The creation of the National Corpus of the Crimean Tatar Language continues

Опубліковано 5 March 2023 року, о 12:30

The Ministry of Reintegration has initiated the creation of the National Corpus of the Crimean Tatar Language as part of the implementation of the Crimean Tatar Language Development Strategy for 2022-2032. This is an online platform for language research that will work on data from textual materials in Crimean Tatar.

The process of collecting printed and online sources in the Crimean Tatar language to create the National Corpus has been lasting for 4 months.

During this time, 675 materials by more than 180 authors have been processed and included in the catalogue. This is more than 50 thousand printed pages (40 million characters).

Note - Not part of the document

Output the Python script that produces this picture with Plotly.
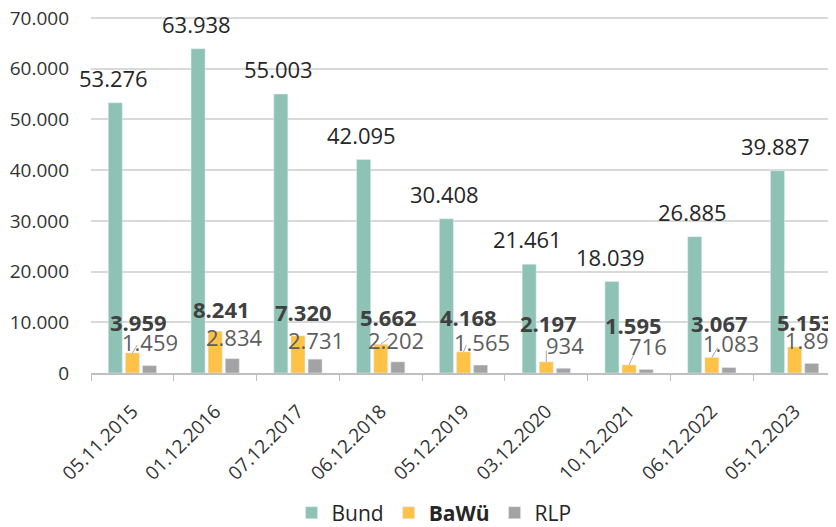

Among them are works by famous authors, newspapers, magazines, textbooks, scientific articles, international legal documents, etc.

Currently, the oldest work dates back to the 13th century, and the most modern one is from the 21st century (2023).

The catalogue already contains materials in 4 graphic systems used in the Crimean Tatar language, namely, Arabic script, pre-war Latin, Cyrillic, and modern Latin.

Anyone can join the creation of the online database of texts by following the link.

The project is being implemented with the support of the Ministry of Reintegration, the Swiss-Ukrainian EGAP Program implemented by the East Europe Foundation, and Taras Shevchenko National University of Kyiv.